After a short greeting, they were off, playing a 7 track, 50 minute set with great urgency. There was little interaction, so it was the pace between tracks which fed into the crowd’s excitement, but ultimately the connection between the band and the audience suffered.

Launching into the energetic first two tracks of 2014’s Cassette, ‘Throw it away’ and ‘Unconscious Melody’, the snapping drums cut through the fuzz of their distorted guitars and synths to create a clever and animated sound. From here they ventured through 2015’s self-titled release with an impressive tightness, playing stand-out tracks ‘Continental Shelf’, ‘Silhouettes’ and ‘Bunker Buster.’ The sound was complex, but not overstated. The mood was intense, with prolonged inter-song instrumentals drawing a frenzied build up, tantalising before releasing with a snap.

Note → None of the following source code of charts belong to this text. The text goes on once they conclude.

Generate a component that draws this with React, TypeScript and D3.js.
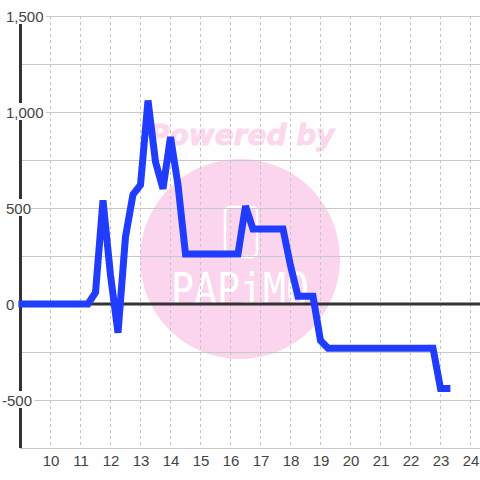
import React from "react";
import * as d3 from "d3";

const hours = [8.93, 11.25, 11.5, 11.75, 12, 12.25, 12.5, 12.75, 13, 13.25, 13.5, 13.75, 14, 14.25, 14.5, 16.25, 16.5, 16.75, 17.75, 18, 18.25, 18.75, 19, 19.25, 22.75, 23, 23.33];
const values = [0, 0, 60, 540, 150, -150, 350, 570, 620, 1060, 740, 600, 870, 620, 260, 260, 510, 390, 390, 200, 40, 40, -190, -230, -230, -440, -440];
const xTicks = [10, 11, 12, 13, 14, 15, 16, 17, 18, 19, 20, 21, 22, 23, 24];
const yGrid = [-750, -500, -250, 0, 250, 500, 750, 1000, 1250, 1500];
const yLabels = [1500, 1000, 500, 0, -500];

const x = d3.scaleLinear().domain([10, 24]).range([50.5, 470.5]);
const y = d3.scaleLinear().domain([1500, -750]).range([16, 448]);
const line = d3.line<number>().x((_, i) => x(hours[i])).y((d) => y(d)).curve(d3.curveLinear);
const font = "'Liberation Sans', Arial, sans-serif";

export default function App() {
  return (
    <svg width={480} height={480} style={{ position: "fixed", left: 0, top: 0, background: "#fdfefd" }}>
      <g>
        <circle cx={240} cy={259} r={100} fill="#fbd5ee" />
        <text x={149} y={145} fontFamily="'DejaVu Sans'" fontWeight="bold" fontStyle="italic" fontSize={28} stroke="#fcd8ef" strokeWidth={0.8} fill="#fcd8ef">Powered by</text>
        <rect x={225} y={207} width={32} height={50} rx={5} fill="none" stroke="#fff" strokeWidth={2.5} />
        <text x={171} y={305} fontFamily="'DejaVu Sans Mono'" fontSize={44} textLength={138} lengthAdjust="spacingAndGlyphs" fill="#fff">PAPiMO</text>
      </g>
      {yGrid.map((v) => (
        <line key={v} x1={20} x2={480} y1={y(v) + 0.5} y2={y(v) + 0.5} stroke="#c8c8c8" strokeWidth={1} />
      ))}
      {xTicks.map((t) => (
        <line key={t} x1={x(t)} x2={x(t)} y1={16} y2={448} stroke="#c4c4c4" strokeWidth={1} strokeDasharray="3 3" />
      ))}
      <line x1={20} x2={480} y1={y(0)} y2={y(0)} stroke="#333" strokeWidth={3} />
      <line x1={20.5} x2={20.5} y1={24} y2={448} stroke="#333" strokeWidth={3} />
      {yLabels.map((v) => {
        const s = v === 0 ? "0" : d3.format(",")(v).replace("−", "-");
        const left = v < 0 ? 2 : 6;
        const w = s.length * 7.6;
        return (
          <g key={v}>
            <rect x={left - 2} y={y(v) - 9} width={w + 4} height={17} fill="#fdfefd" />
            <text x={left} y={y(v) + 5.5} fontFamily={font} fontSize={15} fill="#444">{s}</text>
          </g>
        );
      })}
      {xTicks.map((t) => (
        <text key={t} x={x(t) + 0.5} y={466} textAnchor="middle" fontFamily={font} fontSize={15} fill="#444">{t}</text>
      ))}
      <path d={line(values) ?? ""} fill="none" stroke="#1f3cff" strokeWidth={7} strokeLinejoin="miter" strokeMiterlimit={2} strokeLinecap="butt" />
    </svg>
  );
}
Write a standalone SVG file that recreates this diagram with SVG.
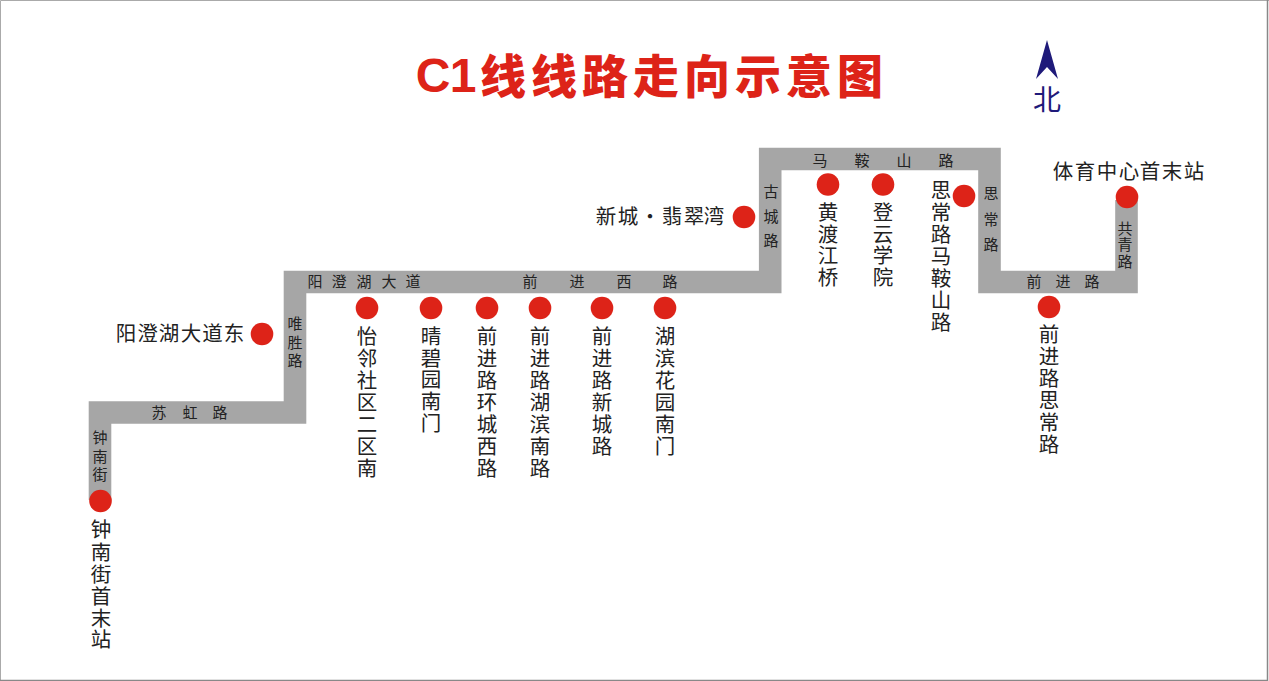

Viet Cong were certainly growing into the gig; crowd surfers caught their first wave and the pit grew livelier to chants of “Viet Cong!” as they finished on ‘Death’ and left the stage. Ringing distortion captured the buzz in the crowd for an encore, so when the lights came on and the amps were turned off, it was a let-down. Similar to foreplay being followed by a ‘headache’, it felt like Viet Cong had bowed out too soon.

Not giving an encore is fine in itself, but with a short runtime it felt like Viet Cong had a hangover of ‘small gig’ mentality, which didn’t quite match an increasingly dedicated fan base, the £15 ticket price, or the more reputable venue.

Viet Cong are a really tight live outfit, packing some pulsating tracks and brilliant live technique. They just need to see off the job.